Neither of these circumstances are evident in the United States and, yet, these seem almost prerequisite to wanting these “ready meals” in large numbers.
To some extent these “ready meals” strike us as an “in between” product squeezed on both ends by more compelling propositions.
If the focus is economy, then one has to think that frozen foods will win out and, in fact, with the economy tightening, frozen foods are showing good numbers. Not only are frozen foods much less expensive to begin with, but they are economical in two other ways: First, because they can be stored easily, one does not have to make extra shopping trips, which costs both time and money, and, second, the shelf life is for all intents and purposes, forever.
These traits make frozen foods fit in more with American lifestyles. At the Pundit household, we’ve thrown out plenty of fresh prepared foods but never a LeanCuisine. Life just often isn’t predictable. You buy something like these “ready meals” and then one kid gets invited to dinner at a friend’s house, the other has a practice the timing of which means everyone is going to eat fast food. Whoever was shopping forgot there was a PTA meeting that night and one spouse has to work late and so the office is ordering pizza. Next thing you know, those “ready meals” look a little grungy — especially if in a moment of optimism one bought a whole bunch of them — and they wind up in the garbage.
Of course for many, price isn’t enough… what about quality? Well most Americans do associate fresh with quality. Yet if fresh equates with quality then, inevitably, consumers will interpret restaurant take-out food — prepared, literally, to order — as higher quality than “ready meals.” We praised Marketside for being smart to have a service deli, cook pizzas in front of people, in-store rotisseries, etc., not just because consumers will value these fresh products but because we thought such cooking would create a “halo effect” for the “ready meals” and consumers might think they were made fresh right in the store.
The “ready meals” strike us as inherently a weaker offer than take-out on three counts:
First, they are not as fresh. They are made in commissaries a day or more in advance.
Second, they are not as good. We were talking to some consumers about the Pad Thai dish at Fresh & Easy. It is pretty tasty, they said, but it just doesn’t taste like Pad Thai from a Thai restaurant. If any of these shoppers want to pick up some dinner, they can easily zoom by a local Italian place, Thai place, Mexican place, Chinese place, Indian place, Barbeque place, Sushi place and more.
These restaurants are all specialists. It is very difficult for any supermarket to produce “ready meals” in each of these categories that will be equal in flavor and taste to what these specialists produce.
Third, the restaurant take-out can be customized. If one prefers broccoli today instead of spinach with the chicken, no problem. Mrs. Pundit would like her broccoli steamed, Mr. Pundit will take it sautéed in garlic and olive oil — once again no problem at our local Italian place — but it’s a big problem if we are buying “ready meals” where the option is only what is there.

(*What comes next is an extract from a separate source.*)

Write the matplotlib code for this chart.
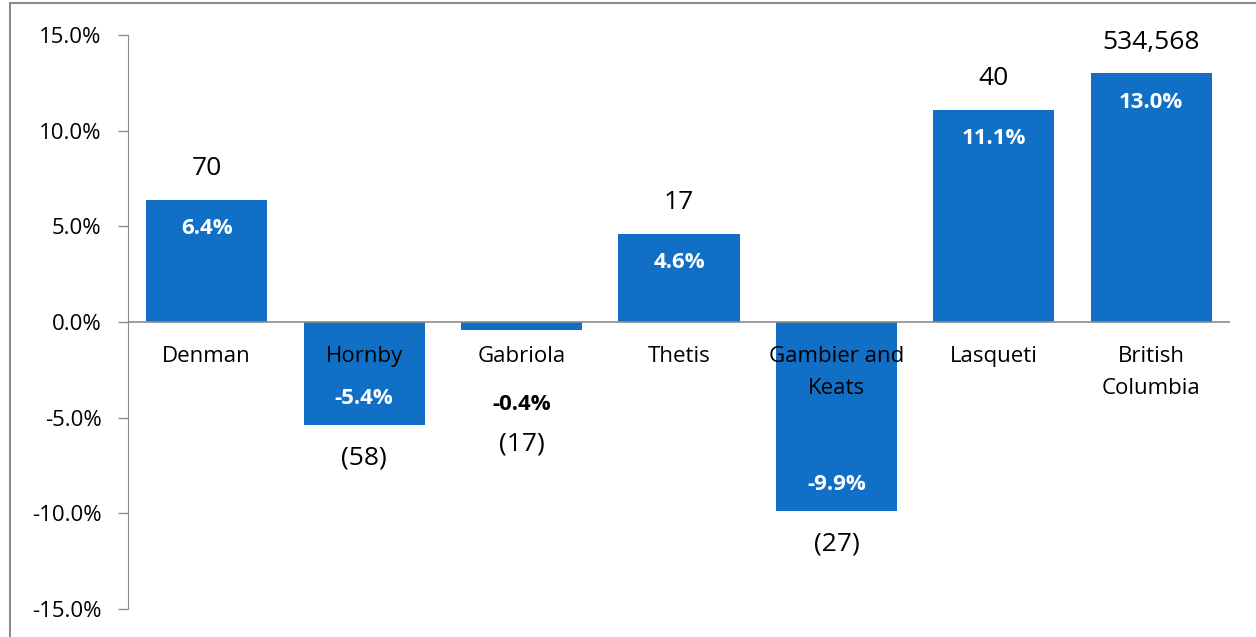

In addition, the take out is arguably more convenient. We can call from the office, shopping mall, car or soccer practice and it is ready when we get there. Many places now will bring it out to the car. The “ready meals” require us to get out of the car and there is no guarantee the store will even be in stock with the item we are hankering for. If our favorite Italian restaurant runs out of chicken breasts or broccoli, they send a kid to Publix to buy some until the next delivery. If Fresh & Easy and Marketside run out, they are out.
So if frozen foods are more desirable from an economy angle and take-out is better from a quality angle, the market for “ready meals” gets constrained fast.
If we take away the “ready meals,” however, these small format stores are just what the Grandma Pundit would have called a “Superette.” And though they still exist in urban areas where big supermarkets can’t get real estate, superettes have died out everywhere else, giving way to larger supermarkets and smaller convenience stores.
We wonder if the answer is not “ready meals” but a full cooking kitchen as in Sheetz, where you can come in and order hamburgers, salads, sandwiches, etc., and they cook them for you — fresh. The executives at Sheetz are pretty smart. They make a point on their menu of not just offering a “Grilled Chicken Wrap” but a “Made to Order Grilled Chicken Wrap.” They don’t just offer a “Grilled Chicken Salad,” they offer a “Made to Order Grilled Chicken Salad” and throughout the menu they emphasize this “made to order” as a competitive advantage. They also don’t try to be good at 20 different cuisines.
Wal-Mart has made clear that Marketside is an experiment. Well we would encourage them to try one store as a hybrid between a Sheetz on the foodservice end and a Marketside on the grocery store side. That would be a mix that just might work with how Americans actually eat.
These “ready meals” are mostly a foreign concept outside the American vernacular.